PROBLEM TO WORK ON: Extract only the lines running from the top of the entries to the line that holds "100, 0, fig.dpi_scale_trans))". Include that line and omit the pictures.

***** DATA

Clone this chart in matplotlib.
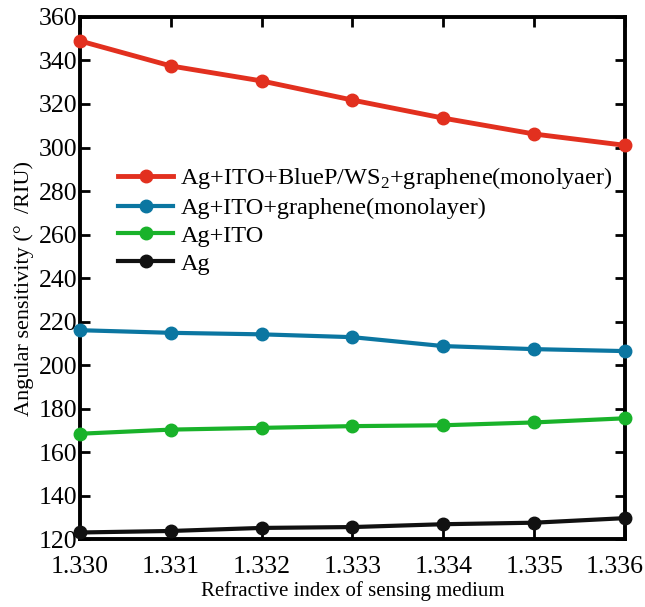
import matplotlib
matplotlib.use('Agg')
import matplotlib.pyplot as plt
import matplotlib.transforms as mtransforms
import numpy as np

plt.rcParams['font.family'] = ['Liberation Serif', 'DejaVu Serif']
plt.rcParams['mathtext.fontset'] = 'custom'
plt.rcParams['mathtext.rm'] = 'Liberation Serif'
plt.rcParams['xtick.direction'] = 'in'
plt.rcParams['ytick.direction'] = 'in'
plt.rcParams['xtick.top'] = True
plt.rcParams['ytick.right'] = True

# data
n_medium = [1.330, 1.331, 1.332, 1.333, 1.334, 1.335, 1.336]
s_bluep = [349.0, 337.5, 330.6, 321.8, 313.5, 306.2, 301.0]
s_graphene = [216.0, 214.8, 214.1, 212.8, 208.7, 207.3, 206.4]
s_ito = [168.4, 170.3, 171.1, 171.9, 172.3, 173.6, 175.5]
s_ag = [123.0, 123.7, 125.1, 125.5, 126.8, 127.5, 129.6]

labels = ['Ag+ITO+BlueP/WS$_\\mathregular{2}$+graphene(monolyaer)',
          'Ag+ITO+graphene(monolayer)',
          'Ag+ITO',
          'Ag']
colors = ['#e2301f', '#0b76a1', '#19b22a', '#111111']
series = [s_bluep, s_graphene, s_ito, s_ag]

fig = plt.figure(figsize=(6.45, 6.07), dpi=100)
ax = fig.add_axes([0.124, 0.112, 0.845, 0.860])

for ys, c, lab in zip(series, colors, labels):
    lw = 3.5 if c == '#e2301f' else 3
    ax.plot(n_medium, ys, '-o', color=c, lw=lw, ms=9, label=lab, clip_on=False, zorder=3)

ax.set_xlim(1.330, 1.336)
ax.set_ylim(120, 360)
ax.set_xticks(n_medium)
ax.set_xticklabels(['%.3f' % v for v in n_medium])
ax.set_yticks(np.arange(120, 361, 20))
ax.tick_params(labelsize=18.5, length=7, width=2)
ax.tick_params(axis='x', pad=12)
ax.tick_params(axis='y', pad=2)
for s in ax.spines.values():
    s.set_linewidth(2.8)

# last x label sits a bit left of its tick, as in the reference
last = ax.get_xticklabels()[-1]
last.set_transform(last.get_transform() +
                   mtransforms.ScaledTranslation(-10 / 100, 0, fig.dpi_scale_trans))

ax.set_xlabel('Refractive index of sensing medium', fontsize=15)
ax.xaxis.set_label_coords(0.5, -0.08)
ax.set_ylabel('Angular sensitivity (\u00b0  /RIU)', fontsize=16)
ax.yaxis.set_label_coords(-0.084, 0.479)

ax.legend(loc='upper left', bbox_to_anchor=(0.07, 0.716), frameon=False, fontsize=17.5,
          handlelength=2.26, handletextpad=0.3, labelspacing=0.24, borderaxespad=0,
          borderpad=0)

fig.savefig('out.png', dpi=100)
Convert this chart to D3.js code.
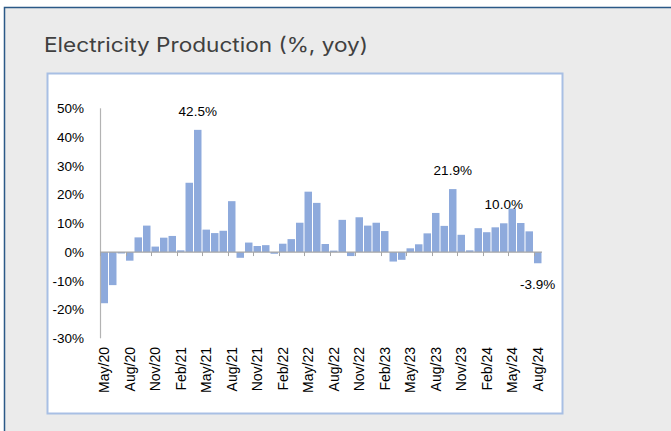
<!DOCTYPE html>
<html>
<head>
<meta charset="utf-8">
<script src="https://cdn.jsdelivr.net/npm/d3@7"></script>
<style>
  html, body { margin: 0; padding: 0; background: #fff; }
  svg { display: block; }
</style>
</head>
<body>
<script>
var months = [
  "May/20","Jun/20","Jul/20","Aug/20","Sep/20","Oct/20","Nov/20","Dec/20",
  "Jan/21","Feb/21","Mar/21","Apr/21","May/21","Jun/21","Jul/21","Aug/21","Sep/21","Oct/21","Nov/21","Dec/21",
  "Jan/22","Feb/22","Mar/22","Apr/22","May/22","Jun/22","Jul/22","Aug/22","Sep/22","Oct/22","Nov/22","Dec/22",
  "Jan/23","Feb/23","Mar/23","Apr/23","May/23","Jun/23","Jul/23","Aug/23","Sep/23","Oct/23","Nov/23","Dec/23",
  "Jan/24","Feb/24","Mar/24","Apr/24","May/24","Jun/24","Jul/24","Aug/24"
];

// electricity production, % yoy
var production = [
  -17.8, -11.5, -0.5, -3.0, 5.1, 9.2, 1.9, 5.0,
  5.6, 0.6, 24.1, 42.5, 7.8, 6.6, 7.4, 17.7, -2.0, 3.3, 2.1, 2.4,
  -0.6, 2.9, 4.5, 10.2, 21.0, 17.1, 2.8, 0.5, 11.2, -1.4, 12.1, 9.2,
  10.2, 7.3, -3.3, -2.7, 1.3, 2.7, 6.5, 13.6, 9.1, 21.9, 6.0, 0.6,
  8.3, 6.9, 8.6, 10.0, 15.1, 10.1, 7.2, -3.9
];

var yTicks = [-30, -20, -10, 0, 10, 20, 30, 40, 50];
var labelled = ["Apr/21", "Oct/23", "Apr/24", "Aug/24"];

var width = 671, height = 431;
var chartFont = "'Liberation Sans', Arial, sans-serif";

var data = months.map(function(m, i) { return {month: m, value: production[i]}; });

var svg = d3.select("body").append("svg")
  .attr("width", width)
  .attr("height", height);

// panel background + frame
svg.append("rect")
  .attr("x", 4).attr("y", 7)
  .attr("width", width - 4).attr("height", height - 7)
  .attr("fill", "#ebebeb");
svg.append("path")
  .attr("d", "M4.5," + height + "V7.5H" + width)
  .attr("fill", "none")
  .attr("stroke", "#2b5987")
  .attr("stroke-width", 1.5);

svg.append("text")
  .attr("x", 44).attr("y", 52)
  .attr("font-family", "Inter, 'Open Sans', sans-serif")
  .attr("font-size", 20)
  .attr("fill", "#404040")
  .attr("textLength", 324)
  .attr("lengthAdjust", "spacingAndGlyphs")
  .text("Electricity Production (%, yoy)");

// white chart box
svg.append("rect")
  .attr("x", 47.5).attr("y", 73.5)
  .attr("width", 515).attr("height", 340)
  .attr("fill", "#fff")
  .attr("stroke", "#a8bfe4")
  .attr("stroke-width", 2);

var x = d3.scaleBand()
  .domain(months)
  .range([100, 542])
  .paddingInner(0.12)
  .paddingOuter(0.06);

var y = d3.scaleLinear()
  .domain([-30, 50])
  .range([338.3, 108.3]);

// y labels
svg.append("g")
  .selectAll("text")
  .data(yTicks)
  .enter().append("text")
  .attr("x", 84)
  .attr("y", function(d) { return y(d); })
  .attr("dy", "0.35em")
  .attr("text-anchor", "end")
  .attr("font-family", chartFont)
  .attr("font-size", 13.5)
  .attr("fill", "#000")
  .text(function(d) { return d + "%"; });

// bars
svg.append("g")
  .selectAll("rect")
  .data(data)
  .enter().append("rect")
  .attr("x", function(d) { return x(d.month); })
  .attr("y", function(d) { return y(Math.max(0, d.value)); })
  .attr("width", x.bandwidth())
  .attr("height", function(d) { return Math.abs(y(d.value) - y(0)); })
  .attr("fill", "#8eaadc");

// axes
svg.append("line")
  .attr("x1", 100.5).attr("x2", 100.5)
  .attr("y1", y(50)).attr("y2", y(-30))
  .attr("stroke", "#b3b3b3").attr("stroke-width", 1.2);

svg.append("line")
  .attr("x1", 100).attr("x2", 542)
  .attr("y1", y(0)).attr("y2", y(0))
  .attr("stroke", "#a6a6a6").attr("stroke-width", 1.2);

var step = x.step();
var tickMonths = months.filter(function(m, i) { return i % 3 === 0; });

svg.append("g")
  .selectAll("line")
  .data(tickMonths)
  .enter().append("line")
  .attr("x1", function(d) { return Math.round(100 + months.indexOf(d) * step) + 0.5; })
  .attr("x2", function(d) { return Math.round(100 + months.indexOf(d) * step) + 0.5; })
  .attr("y1", y(0)).attr("y2", y(0) + 4)
  .attr("stroke", "#a6a6a6");

svg.append("g")
  .selectAll("text")
  .data(tickMonths)
  .enter().append("text")
  .attr("transform", function(d) {
    return "translate(" + (x(d) + x.bandwidth() / 2) + ",347) rotate(-90)";
  })
  .attr("dy", "0.35em")
  .attr("text-anchor", "end")
  .attr("font-family", chartFont)
  .attr("font-size", 14)
  .attr("fill", "#000")
  .text(function(d) { return d; });

// data labels
svg.append("g")
  .selectAll("text")
  .data(data.filter(function(d) { return labelled.indexOf(d.month) >= 0; }))
  .enter().append("text")
  .attr("x", function(d) { return x(d.month) + x.bandwidth() / 2; })
  .attr("y", function(d) { return d.value >= 0 ? y(d.value) - 19 : y(d.value) + 21; })
  .attr("dy", "0.35em")
  .attr("text-anchor", "middle")
  .attr("font-family", chartFont)
  .attr("font-size", 13.5)
  .attr("fill", "#000")
  .text(function(d) { return d.value.toFixed(1) + "%"; });
</script>
</body>
</html>
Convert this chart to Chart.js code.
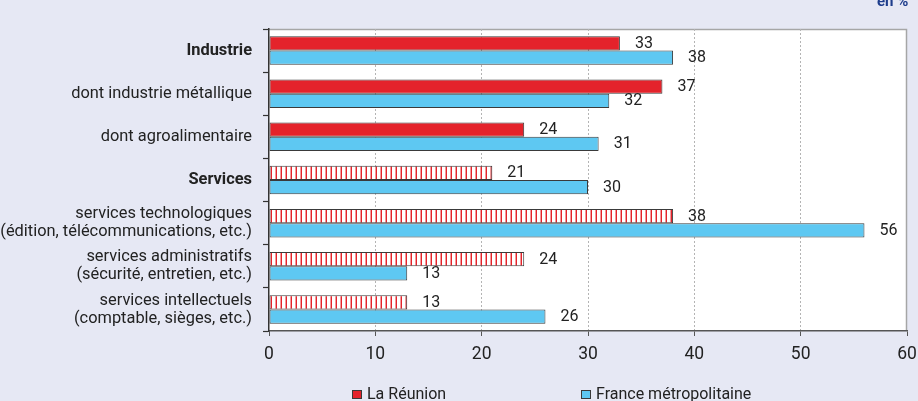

**********

SOLUTION:
Clone this chart in matplotlib.
import matplotlib
matplotlib.use('Agg')
import matplotlib.pyplot as plt
import matplotlib.transforms as mtransforms
import numpy as np

plt.rcParams['font.family'] = ['Liberation Serif', 'DejaVu Serif']
plt.rcParams['mathtext.fontset'] = 'custom'
plt.rcParams['mathtext.rm'] = 'Liberation Serif'
plt.rcParams['xtick.direction'] = 'in'
plt.rcParams['ytick.direction'] = 'in'
plt.rcParams['xtick.top'] = True
plt.rcParams['ytick.right'] = True

# data
n_medium = [1.330, 1.331, 1.332, 1.333, 1.334, 1.335, 1.336]
s_bluep = [349.0, 337.5, 330.6, 321.8, 313.5, 306.2, 301.0]
s_graphene = [216.0, 214.8, 214.1, 212.8, 208.7, 207.3, 206.4]
s_ito = [168.4, 170.3, 171.1, 171.9, 172.3, 173.6, 175.5]
s_ag = [123.0, 123.7, 125.1, 125.5, 126.8, 127.5, 129.6]

labels = ['Ag+ITO+BlueP/WS$_\\mathregular{2}$+graphene(monolyaer)',
          'Ag+ITO+graphene(monolayer)',
          'Ag+ITO',
          'Ag']
colors = ['#e2301f', '#0b76a1', '#19b22a', '#111111']
series = [s_bluep, s_graphene, s_ito, s_ag]

fig = plt.figure(figsize=(6.45, 6.07), dpi=100)
ax = fig.add_axes([0.124, 0.112, 0.845, 0.860])

for ys, c, lab in zip(series, colors, labels):
    lw = 3.5 if c == '#e2301f' else 3
    ax.plot(n_medium, ys, '-o', color=c, lw=lw, ms=9, label=lab, clip_on=False, zorder=3)

ax.set_xlim(1.330, 1.336)
ax.set_ylim(120, 360)
ax.set_xticks(n_medium)
ax.set_xticklabels(['%.3f' % v for v in n_medium])
ax.set_yticks(np.arange(120, 361, 20))
ax.tick_params(labelsize=18.5, length=7, width=2)
ax.tick_params(axis='x', pad=12)
ax.tick_params(axis='y', pad=2)
for s in ax.spines.values():
    s.set_linewidth(2.8)

# last x label sits a bit left of its tick, as in the reference
last = ax.get_xticklabels()[-1]
last.set_transform(last.get_transform() +
                   mtransforms.ScaledTranslation(-10 / 100, 0, fig.dpi_scale_trans))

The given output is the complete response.